The primary goal of the Texas juvenile justice system is to provide the public with safety and protection by promoting accountability and punishment for juvenile offenders, while also providing rehabilitation, so they can re-enter society as productive citizens. If certain conditions are met, a juvenile’s record may be expunged (sealed) when the child reaches adulthood. The juvenile justice system is outlined in the Texas Family Code rather than in the Texas Penal Code.

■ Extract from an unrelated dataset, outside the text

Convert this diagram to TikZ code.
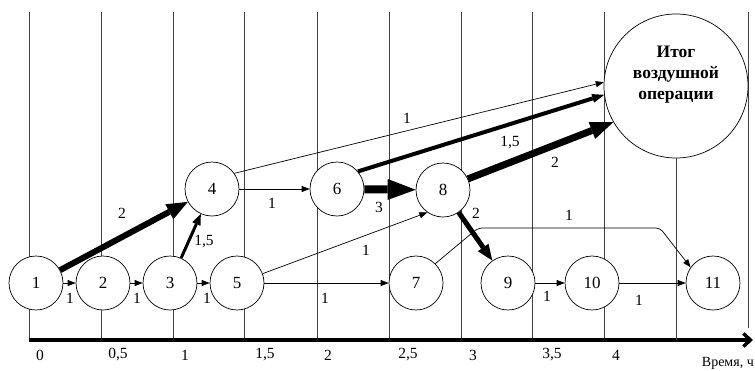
\documentclass[tikz,border=0pt]{standalone}
\usepackage{fontspec}
\setmainfont{Liberation Serif}
\usetikzlibrary{arrows.meta}

\begin{document}
\begin{tikzpicture}[x=1pt, y=-1pt,
      every node/.style={font=\fontsize{15.5}{17}\selectfont, inner sep=1pt},
      ev/.style={draw, circle, fill=white, line width=0.7pt,
                 minimum size=54pt, inner sep=0pt,
                 font=\fontsize{17}{18}\selectfont},
      grid/.style={draw=black!75, line width=0.7pt},
      arr/.style={-{Triangle[length=8pt, width=6pt]}, line width=0.7pt},
      fat/.style n args={3}{line width=#1,
                 -{Triangle[length=#2, width=#3, line width=0pt]}},
      axis/.style={line width=3.5pt, -{Straight Barb[length=7pt, width=13pt]}},
  ]
    \useasboundingbox (0,0) rectangle (755,370);

    % time grid
    \foreach \x in {29,101,173,244,317,389,461,532,604}
      \draw[grid] (\x,12) -- (\x,340);
    \draw[grid] (748,12) -- (748,328);
    \draw[axis] (29,340) -- (753,340);

    % events
    \node[ev] (n1) at (36,283) {1};
    \node[ev] (n2) at (103,283) {2};
    \node[ev] (n3) at (170,283) {3};
    \node[ev] (n5) at (237,283) {5};
    \node[ev] (n7) at (416,283) {7};
    \node[ev] (n9) at (508,283) {9};
    \node[ev] (n10) at (592,283) {10};
    \node[ev] (n11) at (713,283) {11};
    \node[ev] (n4) at (212,189) {4};
    \node[ev] (n6) at (337,189) {6};
    \node[ev] (n8) at (443,190) {8};
    \node[ev, minimum size=144pt, align=center,
          font=\bfseries\fontsize{17.5}{21}\selectfont] (res) at (676,86)
      {Итог\\воздушной\\операции\\[6pt]};
    \draw[grid] (res.south) -- (676,340);

    % thin links
    \draw[arr] (n1) -- (n2);
    \draw[arr] (n2) -- (n3);
    \draw[arr] (n3) -- (n5);
    \draw[arr] (n5) -- (n7);
    \draw[arr] (n4) -- (n6);
    \draw[arr] (n9) -- (n10);
    \draw[arr] (n10) -- (n11);
    \draw[arr] (n4.35) -- (res.177);
    \draw[arr] (n5.20) -- (n8.235);
    \draw[arr, rounded corners=4pt] (n7.45) -- (478,228) -- (660,228) -- (n11.145);

    % heavy links
    \draw[fat={6pt}{21pt}{17pt}] (n1) -- (n4);
    \draw[fat={3pt}{11pt}{9pt}] (n3) -- (n4);
    \draw[fat={8pt}{28pt}{21pt}] (n6) -- (n8);
    \draw[fat={4pt}{12pt}{9pt}] (n6.40) -- (res.187);
    \draw[fat={7pt}{23pt}{18pt}] (n8.24) -- (res.210);
    \draw[fat={5pt}{16pt}{13pt}] (n8) -- (n9);

    % durations
    \node (d14) at (122,213) {2};
    \node (d12) at (70,298) {1};
    \node (d23) at (137,298) {1};
    \node (d35) at (207,298) {1};
    \node (d34) at (204,242) {1,5};
    \node (d46) at (272,203) {1};
    \node (d68) at (379,207) {3};
    \node (d4r) at (407,118) {1};
    \node (d6r) at (510,143) {1,5};
    \node (d8r) at (555,162) {2};
    \node (d89) at (476,213) {2};
    \node (d58) at (366,250) {1};
    \node (d57) at (325,298) {1};
    \node (d711) at (569,215) {1};
    \node (d910) at (547,296) {1};
    \node (d1011) at (639,300) {1};

    % time marks
    \foreach \x/\t [count=\i] in {40/0, 118/{0,5}, 185/1, 265/{1,5}, 328/2,
                                  408/{2,5}, 473/3, 552/{3,5}, 616/4}
      \node (t\i) at (\x,355) {\t};
    \node[anchor=east, font=\fontsize{14}{15}\selectfont] (tname) at (755,363) {Время, ч};
  \end{tikzpicture}
\end{document}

Juvenile Versus Adult Justice Systems
There are stark differences between the juvenile and adult justice systems. Juvenile courts are conducted through adjudication hearings by judges instead of by jury trials, the courts accept petitions of delinquency rather than criminal complaints, youthful offenders commit delinquent acts instead of crimes, and judges decide the case’s disposition as to whether a child is guilty or not guilty instead of a verdict handed down by a jury. There are many more differences between the two justice systems, which are too numerous to mention here. The main thing to understand is that the goal of the state is to rehabilitate and protect your child, so they can move on with their lives.
How a Child Enters the System
There are several ways in which a child enters the juvenile justice system. The 3 main categories are Non-Offenders (often includes children who have been neglected or abused by parents or guardians), Status Offenders (juveniles who commit an act of non-criminal behavior), and Juvenile Delinquent Offenders (juveniles who commit a crime that would be criminally prosecuted if they were an adult).
A Juvenile Certified as an Adult
Not all juvenile offenders ultimately end up in the juvenile justice system. There are exceptions, of course, and sometimes it is necessary for a child to be tried as an adult. For this to happen, the juvenile court may waive its original jurisdiction and transfer the child to an adult criminal district court through a proceeding referred to as a transfer or certification hearing. In Texas, a child may be tried in an adult criminal court for a felony offense if there is probable cause to believe that the child committed the offense, and the juvenile court believes that the child’s background or the seriousness of the offense requires adult criminal proceedings. This happens rarely in the state of Texas, and typically is limited to the most serious types of felony offenses.
The juvenile justice system heavily involves the parents of the juvenile offender. With parental involvement, the child stands a better chance of being rehabilitated and a much higher chance of success as an adult.